A Republican member of the Federal Communications Commission Tuesday blasted President Obama’s plan to regulate the Internet, saying it will lead to “utility-style regulation,” new taxes and less consumer choice.
Commissioner Arjit Pai also called on FCC Chairman Tom Wheeler to release the “secret” proposal to the public prior to the agency voting on it. Mr. Wheeler last week released an outline of strict new federal oversight of the Internet, a plan known to advocates as so-called “net neutrality,” but won’t reveal the text of the plan until the FCC’s meeting on Feb. 26.
“The American people are being misled about President Obama’s plan to regulate the Internet,” Mr. Pai said. “Last week’s carefully managed rollout was designed to downplay the plans of a massive intrusion in the Internet economy. I have now read the 332-page plan. It is worse than I had imagined.”
He added, “The claim that President Obama’s plan to regulate the Internet does not include rate regulation is flat-out false.”
Mr. Wheeler said the plan will declare broadband a “telecommunications service” under Title II of the Communications Act, giving the FCC broad new regulatory powers. It’s a more intrusive proposal than Mr. Wheeler originally outlined last year, and it more closely follows guidelines endorsed by Mr. Obama last November.
That development has led two congressional committees to launch investigations into whether the president exerted his influence over the FCC, which is ostensibly an independent agency.
On Monday, Senate Homeland Security and Governmental Affairs Chairman Ron Johnson, Wisconsin Republican, asked Mr. Wheeler in a letter to turn over any documents related to communications and meetings involving the White House and agency officials.
Mr. Johnson told the FCC chair that he was concerned there was “apparent pressure exerted on you and your agency by the White House.” The House Oversight and Government Reform Committee also is investigating the issue.
Mr. Pai, one of two Republicans on the five-member commission, said the president’s plan would give the FCC broad new powers and “explicitly opens the door to billions of dollars in new taxes on broadband.” He also said the proposal could result in consumers losing services they currently enjoy.
By invoking Title II, Mr.
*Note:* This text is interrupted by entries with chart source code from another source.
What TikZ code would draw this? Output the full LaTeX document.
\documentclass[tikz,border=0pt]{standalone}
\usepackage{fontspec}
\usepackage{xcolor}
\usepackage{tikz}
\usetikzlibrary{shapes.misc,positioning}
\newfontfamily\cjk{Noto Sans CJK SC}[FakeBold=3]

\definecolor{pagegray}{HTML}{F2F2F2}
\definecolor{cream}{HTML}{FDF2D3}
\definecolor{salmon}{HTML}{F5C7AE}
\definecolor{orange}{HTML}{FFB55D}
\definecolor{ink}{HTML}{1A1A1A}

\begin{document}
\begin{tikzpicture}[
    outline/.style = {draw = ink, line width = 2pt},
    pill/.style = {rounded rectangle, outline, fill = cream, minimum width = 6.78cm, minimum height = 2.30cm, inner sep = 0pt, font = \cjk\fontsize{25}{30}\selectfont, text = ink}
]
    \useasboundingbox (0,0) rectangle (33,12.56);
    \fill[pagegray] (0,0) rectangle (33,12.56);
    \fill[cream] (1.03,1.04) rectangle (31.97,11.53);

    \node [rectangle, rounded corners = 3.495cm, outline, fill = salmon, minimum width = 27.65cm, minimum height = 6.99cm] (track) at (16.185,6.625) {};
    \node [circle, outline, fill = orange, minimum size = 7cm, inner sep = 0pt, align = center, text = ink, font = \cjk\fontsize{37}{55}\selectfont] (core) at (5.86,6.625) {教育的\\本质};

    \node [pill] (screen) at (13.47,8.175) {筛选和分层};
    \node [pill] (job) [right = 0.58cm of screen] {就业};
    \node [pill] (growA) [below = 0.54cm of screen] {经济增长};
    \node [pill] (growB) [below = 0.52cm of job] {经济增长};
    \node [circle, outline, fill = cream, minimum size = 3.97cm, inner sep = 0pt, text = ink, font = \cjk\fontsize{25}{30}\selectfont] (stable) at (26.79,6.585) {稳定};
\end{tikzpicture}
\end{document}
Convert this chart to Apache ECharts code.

Pai said, the FCC is giving itself the authority to determine whether prices are “just and reasonable.”
“The claim that President Obama’s plan to regulate the Internet does not include rate regulation is flat-out false,” Pai said. “Indeed, the only limit on the FCC’s discretion to regulate rates is its own determination of whether rates are ‘just and reasonable,’ which isn’t much of a restriction at all.”
Other FCC officials said the proposal is similar to the agency’s rules governing cell-phone providers, and said the agency hasn’t tried to regulate prices in that industry. Mr. Wheeler has said the proposal will not impose any new taxes.
Borrowing an infamous complaint about Obamacare, Mr. Pai told reporters, “If you like your current service plan, you should be able to keep your current service plan. The FCC shouldn’t take it away from you.”
Protesters interrupted Mr. Pai’s news conference, accusing him of representing big corporate providers such as Comcast. Activists say the Wheeler plan is the only way the FCC can enact meaningful net-neutrality protections against providers blocking or slowing down online traffic.
Mr. Pai said FCC rules prohibit him from releasing the plan to the public, saying only the chairman can authorize its disclosure.
The president nominates FCC commissioners, but the agency is independent and not intended to answer to the White House. Mr. Obama nominated Mr. Wheeler to head the FCC in 2013, after he served as a campaign fundraiser for the president and worked as a lobbyist for the cable-TV and wireless industries.